Written exercise :: Give all the lines below again, exactly, with no pictures.

Provided data ::
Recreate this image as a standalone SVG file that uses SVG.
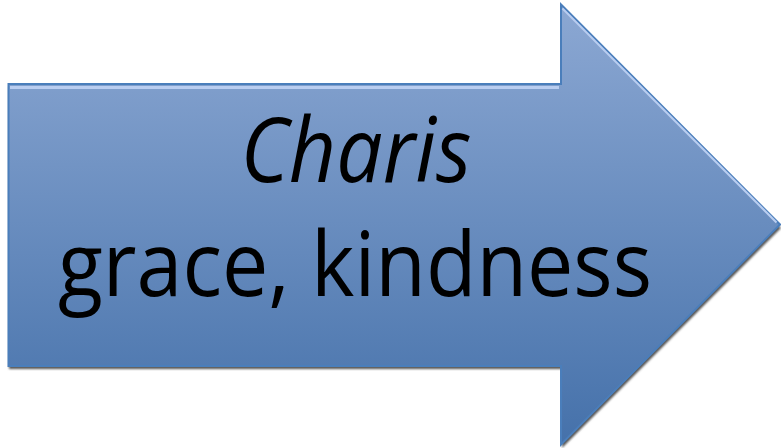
<svg xmlns="http://www.w3.org/2000/svg" width="781" height="448" viewBox="0 0 781 448">
<defs>
<linearGradient id="fill" gradientUnits="userSpaceOnUse" x1="0" y1="4" x2="0" y2="445">
<stop offset="0" stop-color="#8ca8d3"/>
<stop offset="1" stop-color="#4571aa"/>
</linearGradient>
<filter id="sh" x="-5%" y="-5%" width="110%" height="110%">
<feGaussianBlur stdDeviation="0.8"/>
</filter>
</defs>
<style>
.t{font-family:"Open Sans","Liberation Sans",sans-serif;fill:#000;text-anchor:middle}
</style>
<g id="arrow">
<polygon points="9,87 562,87 562,8 781,228 562,448 562,369 9,369" fill="#555" filter="url(#sh)"/>
<polygon points="8.5,84 561,84 561,4.5 780,224.5 561,444.5 561,366 8.5,366" fill="url(#fill)" stroke="#4a7ebb" stroke-width="2" stroke-linejoin="miter"/>
<polyline points="10,87.5 559,87.5" fill="none" stroke="#b9cdf0" stroke-width="3"/>
<polyline points="562.5,8.5 776.5,222.5" fill="none" stroke="#b9cdf0" stroke-width="2"/>
<text class="t" x="356" y="182" font-size="89" font-style="italic" textLength="231" lengthAdjust="spacingAndGlyphs">Charis</text>
<text class="t" x="355" y="296" font-size="89" textLength="594" lengthAdjust="spacingAndGlyphs">grace, kindness</text>
</g>
</svg>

Written answer ::
Recreate this image as a standalone SVG file that uses SVG.
<svg xmlns="http://www.w3.org/2000/svg" width="781" height="448" viewBox="0 0 781 448">
<defs>
<linearGradient id="fill" gradientUnits="userSpaceOnUse" x1="0" y1="4" x2="0" y2="445">
<stop offset="0" stop-color="#8ca8d3"/>
<stop offset="1" stop-color="#4571aa"/>
</linearGradient>
<filter id="sh" x="-5%" y="-5%" width="110%" height="110%">
<feGaussianBlur stdDeviation="0.8"/>
</filter>
</defs>
<style>
.t{font-family:"Open Sans","Liberation Sans",sans-serif;fill:#000;text-anchor:middle}
</style>
<g id="arrow">
<polygon points="9,87 562,87 562,8 781,228 562,448 562,369 9,369" fill="#555" filter="url(#sh)"/>
<polygon points="8.5,84 561,84 561,4.5 780,224.5 561,444.5 561,366 8.5,366" fill="url(#fill)" stroke="#4a7ebb" stroke-width="2" stroke-linejoin="miter"/>
<polyline points="10,87.5 559,87.5" fill="none" stroke="#b9cdf0" stroke-width="3"/>
<polyline points="562.5,8.5 776.5,222.5" fill="none" stroke="#b9cdf0" stroke-width="2"/>
<text class="t" x="356" y="182" font-size="89" font-style="italic" textLength="231" lengthAdjust="spacingAndGlyphs">Charis</text>
<text class="t" x="355" y="296" font-size="89" textLength="594" lengthAdjust="spacingAndGlyphs">grace, kindness</text>
</g>
</svg>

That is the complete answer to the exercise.